What is needed:
Repeat each entry exactly and drop the pictures.

Figure scripts
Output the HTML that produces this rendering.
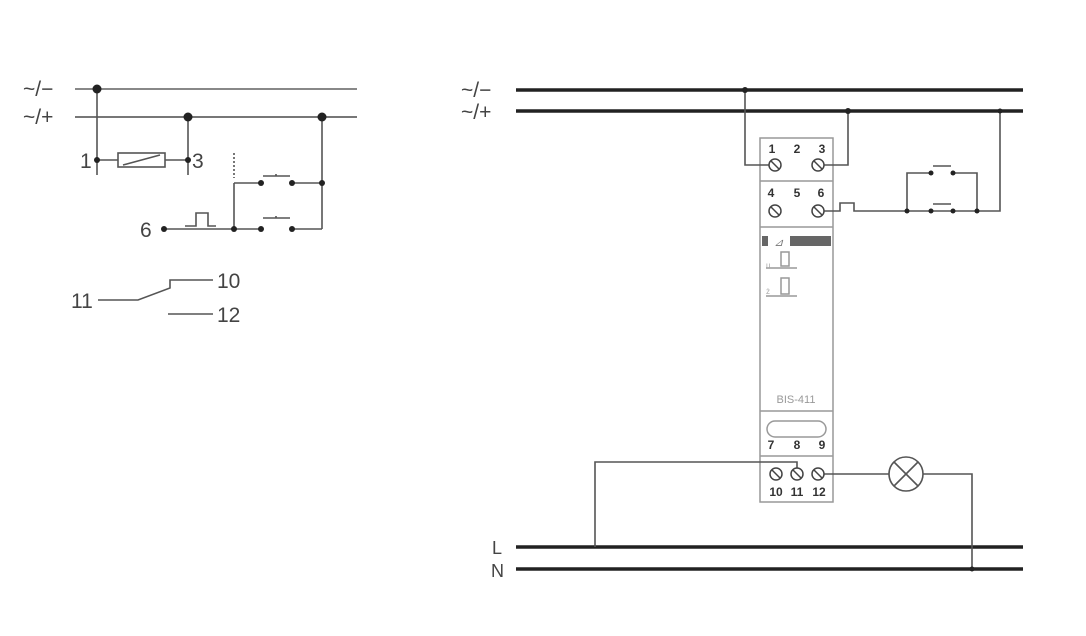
<!DOCTYPE html>
<html><head><meta charset="utf-8"><style>
html,body{margin:0;padding:0;background:#fff;}
svg{display:block;}
text{font-family:"Liberation Sans",sans-serif;}
</style></head><body>
<svg width="1086" height="636" viewBox="0 0 1086 636" xmlns="http://www.w3.org/2000/svg">
<g stroke="#555" stroke-width="1.6" fill="none">
  <line x1="75" y1="89" x2="357" y2="89" stroke="#888" stroke-width="2"/>
  <line x1="75" y1="117" x2="357" y2="117" stroke="#777" stroke-width="2"/>
  <line x1="97" y1="89" x2="97" y2="175"/>
  <line x1="188" y1="117" x2="188" y2="175"/>
  <line x1="97" y1="160" x2="118" y2="160"/>
  <rect x="118" y="153" width="47" height="14"/>
  <line x1="123" y1="165" x2="160" y2="155"/>
  <line x1="165" y1="160" x2="188" y2="160"/>
  <line x1="234" y1="153" x2="234" y2="178" stroke-dasharray="2,2"/>
  <line x1="234" y1="229" x2="234" y2="183"/>
  <line x1="234" y1="183" x2="261" y2="183"/>
  <line x1="292" y1="183" x2="322" y2="183"/>
  <line x1="263" y1="176" x2="290" y2="176"/>
  <line x1="276" y1="174" x2="276" y2="176"/>
  <line x1="164" y1="229" x2="261" y2="229"/>
  <path d="M185 226 H196 V213 H208 V226 H216"/>
  <line x1="263" y1="218" x2="290" y2="218"/>
  <line x1="276" y1="216" x2="276" y2="218"/>
  <line x1="292" y1="229" x2="322" y2="229"/>
  <line x1="322" y1="117" x2="322" y2="229"/>
  <path d="M98 300 H138 L170 288 V280 H213"/>
  <line x1="168" y1="314" x2="213" y2="314"/>
</g>
<g fill="#222">
  <circle cx="97" cy="89" r="4.5"/><circle cx="188" cy="117" r="4.5"/><circle cx="322" cy="117" r="4.5"/>
  <circle cx="97" cy="160" r="3"/><circle cx="188" cy="160" r="3"/>
  <circle cx="261" cy="183" r="3"/><circle cx="292" cy="183" r="3"/><circle cx="322" cy="183" r="3"/>
  <circle cx="164" cy="229" r="3"/><circle cx="234" cy="229" r="3"/><circle cx="261" cy="229" r="3"/><circle cx="292" cy="229" r="3"/>
</g>
<g fill="#444" font-size="21">
  <text x="23" y="96">~/−</text>
  <text x="23" y="124">~/+</text>
  <text x="80" y="168">1</text>
  <text x="192" y="168">3</text>
  <text x="140" y="237">6</text>
  <text x="71" y="308">11</text>
  <text x="217" y="288">10</text>
  <text x="217" y="322">12</text>
  <text x="461" y="97">~/−</text>
  <text x="461" y="119">~/+</text>
  <text x="492" y="554" font-size="18">L</text>
  <text x="491" y="577" font-size="18">N</text>
</g>
<g stroke="#222" stroke-width="3.5">
  <line x1="516" y1="90" x2="1023" y2="90"/>
  <line x1="516" y1="111" x2="1023" y2="111"/>
  <line x1="516" y1="547" x2="1023" y2="547"/>
  <line x1="516" y1="569" x2="1023" y2="569"/>
</g>
<g stroke="#999" stroke-width="1.5" fill="none">
  <rect x="760" y="138" width="73" height="364"/>
  <line x1="760" y1="181" x2="833" y2="181"/>
  <line x1="760" y1="227" x2="833" y2="227"/>
  <line x1="760" y1="411" x2="833" y2="411"/>
  <line x1="760" y1="456" x2="833" y2="456"/>
  <rect x="767" y="421" width="59" height="16" rx="8"/>
  <line x1="766" y1="268" x2="797" y2="268"/>
  <line x1="766" y1="296" x2="797" y2="296"/>
  <rect x="781" y="252" width="8" height="14"/>
  <rect x="781" y="278" width="8" height="16"/>
</g>
<g stroke="#555" stroke-width="1.6" fill="none">
  <path d="M745 90 V165 H775"/>
  <path d="M818 165 H848 V111"/>
  <path d="M818 211 H840 V203 H854 V211 H1000 V111"/>
  <path d="M931 173 H907 V211"/>
  <path d="M953 173 H977 V211"/>
  <line x1="933" y1="166" x2="951" y2="166"/>
  <line x1="933" y1="204" x2="951" y2="204"/>
  <path d="M595 547 V462 H797 V470"/>
  <path d="M818 474 H889"/>
  <path d="M923 474 H972 V569"/>
  <circle cx="906" cy="474" r="17"/>
  <line x1="894" y1="462" x2="918" y2="486"/>
  <line x1="918" y1="462" x2="894" y2="486"/>
</g>
<g fill="#222">
  <circle cx="745" cy="90" r="3"/><circle cx="848" cy="111" r="3"/><circle cx="1000" cy="111" r="2.5"/>
  <circle cx="907" cy="211" r="2.5"/><circle cx="931" cy="211" r="2.5"/><circle cx="953" cy="211" r="2.5"/><circle cx="977" cy="211" r="2.5"/>
  <circle cx="931" cy="173" r="2.5"/><circle cx="953" cy="173" r="2.5"/>
  <circle cx="972" cy="569" r="2.5"/>
</g>
<rect x="762" y="236" width="6" height="10" fill="#666"/>
<rect x="790" y="236" width="41" height="10" fill="#666"/>
<text x="774" y="246" font-size="11" fill="#777" font-style="italic">⊿</text>
<g stroke="#444" stroke-width="1.5" fill="#fff">
  <circle cx="775" cy="165" r="6"/><circle cx="818" cy="165" r="6"/>
  <circle cx="775" cy="211" r="6"/><circle cx="818" cy="211" r="6"/>
  <circle cx="776" cy="474" r="6"/><circle cx="797" cy="474" r="6"/><circle cx="818" cy="474" r="6"/>
</g>
<g stroke="#444" stroke-width="1.5">
  <line x1="771" y1="161" x2="779" y2="169"/><line x1="814" y1="161" x2="822" y2="169"/>
  <line x1="771" y1="207" x2="779" y2="215"/><line x1="814" y1="207" x2="822" y2="215"/>
  <line x1="772" y1="470" x2="780" y2="478"/><line x1="793" y1="470" x2="801" y2="478"/><line x1="814" y1="470" x2="822" y2="478"/>
</g>
<g font-size="12" font-weight="bold" fill="#333" text-anchor="middle">
  <text x="772" y="153">1</text><text x="797" y="153">2</text><text x="822" y="153">3</text>
  <text x="771" y="197">4</text><text x="797" y="197">5</text><text x="821" y="197">6</text>
  <text x="771" y="449">7</text><text x="797" y="449">8</text><text x="822" y="449">9</text>
  <text x="776" y="496">10</text><text x="797" y="496">11</text><text x="819" y="496">12</text>
</g>
<text x="796" y="403" font-size="11" fill="#999" text-anchor="middle">BIS-411</text>
<text x="766" y="268" font-size="8" fill="#aaa">u</text>
<text x="766" y="294" font-size="8" fill="#aaa">ż</text>
</svg>
</body></html>
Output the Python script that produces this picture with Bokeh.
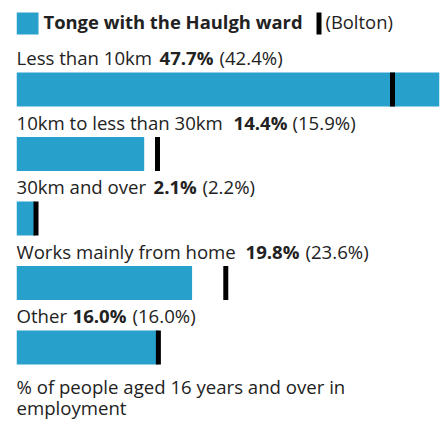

Result of the task:
Output the HTML that produces this rendering.
<!DOCTYPE html>
<html><head><meta charset="utf-8"><style>
html,body{margin:0;padding:0;background:#fff;}
svg{display:block;}
text{font-family:"Liberation Sans",sans-serif;}
</style></head><body>
<svg width="1086" height="636" viewBox="0 0 1086 636" xmlns="http://www.w3.org/2000/svg">
<g stroke="#555" stroke-width="1.6" fill="none">
  <line x1="75" y1="89" x2="357" y2="89" stroke="#888" stroke-width="2"/>
  <line x1="75" y1="117" x2="357" y2="117" stroke="#777" stroke-width="2"/>
  <line x1="97" y1="89" x2="97" y2="175"/>
  <line x1="188" y1="117" x2="188" y2="175"/>
  <line x1="97" y1="160" x2="118" y2="160"/>
  <rect x="118" y="153" width="47" height="14"/>
  <line x1="123" y1="165" x2="160" y2="155"/>
  <line x1="165" y1="160" x2="188" y2="160"/>
  <line x1="234" y1="153" x2="234" y2="178" stroke-dasharray="2,2"/>
  <line x1="234" y1="229" x2="234" y2="183"/>
  <line x1="234" y1="183" x2="261" y2="183"/>
  <line x1="292" y1="183" x2="322" y2="183"/>
  <line x1="263" y1="176" x2="290" y2="176"/>
  <line x1="276" y1="174" x2="276" y2="176"/>
  <line x1="164" y1="229" x2="261" y2="229"/>
  <path d="M185 226 H196 V213 H208 V226 H216"/>
  <line x1="263" y1="218" x2="290" y2="218"/>
  <line x1="276" y1="216" x2="276" y2="218"/>
  <line x1="292" y1="229" x2="322" y2="229"/>
  <line x1="322" y1="117" x2="322" y2="229"/>
  <path d="M98 300 H138 L170 288 V280 H213"/>
  <line x1="168" y1="314" x2="213" y2="314"/>
</g>
<g fill="#222">
  <circle cx="97" cy="89" r="4.5"/><circle cx="188" cy="117" r="4.5"/><circle cx="322" cy="117" r="4.5"/>
  <circle cx="97" cy="160" r="3"/><circle cx="188" cy="160" r="3"/>
  <circle cx="261" cy="183" r="3"/><circle cx="292" cy="183" r="3"/><circle cx="322" cy="183" r="3"/>
  <circle cx="164" cy="229" r="3"/><circle cx="234" cy="229" r="3"/><circle cx="261" cy="229" r="3"/><circle cx="292" cy="229" r="3"/>
</g>
<g fill="#444" font-size="21">
  <text x="23" y="96">~/−</text>
  <text x="23" y="124">~/+</text>
  <text x="80" y="168">1</text>
  <text x="192" y="168">3</text>
  <text x="140" y="237">6</text>
  <text x="71" y="308">11</text>
  <text x="217" y="288">10</text>
  <text x="217" y="322">12</text>
  <text x="461" y="97">~/−</text>
  <text x="461" y="119">~/+</text>
  <text x="492" y="554" font-size="18">L</text>
  <text x="491" y="577" font-size="18">N</text>
</g>
<g stroke="#222" stroke-width="3.5">
  <line x1="516" y1="90" x2="1023" y2="90"/>
  <line x1="516" y1="111" x2="1023" y2="111"/>
  <line x1="516" y1="547" x2="1023" y2="547"/>
  <line x1="516" y1="569" x2="1023" y2="569"/>
</g>
<g stroke="#999" stroke-width="1.5" fill="none">
  <rect x="760" y="138" width="73" height="364"/>
  <line x1="760" y1="181" x2="833" y2="181"/>
  <line x1="760" y1="227" x2="833" y2="227"/>
  <line x1="760" y1="411" x2="833" y2="411"/>
  <line x1="760" y1="456" x2="833" y2="456"/>
  <rect x="767" y="421" width="59" height="16" rx="8"/>
  <line x1="766" y1="268" x2="797" y2="268"/>
  <line x1="766" y1="296" x2="797" y2="296"/>
  <rect x="781" y="252" width="8" height="14"/>
  <rect x="781" y="278" width="8" height="16"/>
</g>
<g stroke="#555" stroke-width="1.6" fill="none">
  <path d="M745 90 V165 H775"/>
  <path d="M818 165 H848 V111"/>
  <path d="M818 211 H840 V203 H854 V211 H1000 V111"/>
  <path d="M931 173 H907 V211"/>
  <path d="M953 173 H977 V211"/>
  <line x1="933" y1="166" x2="951" y2="166"/>
  <line x1="933" y1="204" x2="951" y2="204"/>
  <path d="M595 547 V462 H797 V470"/>
  <path d="M818 474 H889"/>
  <path d="M923 474 H972 V569"/>
  <circle cx="906" cy="474" r="17"/>
  <line x1="894" y1="462" x2="918" y2="486"/>
  <line x1="918" y1="462" x2="894" y2="486"/>
</g>
<g fill="#222">
  <circle cx="745" cy="90" r="3"/><circle cx="848" cy="111" r="3"/><circle cx="1000" cy="111" r="2.5"/>
  <circle cx="907" cy="211" r="2.5"/><circle cx="931" cy="211" r="2.5"/><circle cx="953" cy="211" r="2.5"/><circle cx="977" cy="211" r="2.5"/>
  <circle cx="931" cy="173" r="2.5"/><circle cx="953" cy="173" r="2.5"/>
  <circle cx="972" cy="569" r="2.5"/>
</g>
<rect x="762" y="236" width="6" height="10" fill="#666"/>
<rect x="790" y="236" width="41" height="10" fill="#666"/>
<text x="774" y="246" font-size="11" fill="#777" font-style="italic">⊿</text>
<g stroke="#444" stroke-width="1.5" fill="#fff">
  <circle cx="775" cy="165" r="6"/><circle cx="818" cy="165" r="6"/>
  <circle cx="775" cy="211" r="6"/><circle cx="818" cy="211" r="6"/>
  <circle cx="776" cy="474" r="6"/><circle cx="797" cy="474" r="6"/><circle cx="818" cy="474" r="6"/>
</g>
<g stroke="#444" stroke-width="1.5">
  <line x1="771" y1="161" x2="779" y2="169"/><line x1="814" y1="161" x2="822" y2="169"/>
  <line x1="771" y1="207" x2="779" y2="215"/><line x1="814" y1="207" x2="822" y2="215"/>
  <line x1="772" y1="470" x2="780" y2="478"/><line x1="793" y1="470" x2="801" y2="478"/><line x1="814" y1="470" x2="822" y2="478"/>
</g>
<g font-size="12" font-weight="bold" fill="#333" text-anchor="middle">
  <text x="772" y="153">1</text><text x="797" y="153">2</text><text x="822" y="153">3</text>
  <text x="771" y="197">4</text><text x="797" y="197">5</text><text x="821" y="197">6</text>
  <text x="771" y="449">7</text><text x="797" y="449">8</text><text x="822" y="449">9</text>
  <text x="776" y="496">10</text><text x="797" y="496">11</text><text x="819" y="496">12</text>
</g>
<text x="796" y="403" font-size="11" fill="#999" text-anchor="middle">BIS-411</text>
<text x="766" y="268" font-size="8" fill="#aaa">u</text>
<text x="766" y="294" font-size="8" fill="#aaa">ż</text>
</svg>
</body></html>
Output the Python script that produces this picture with Bokeh.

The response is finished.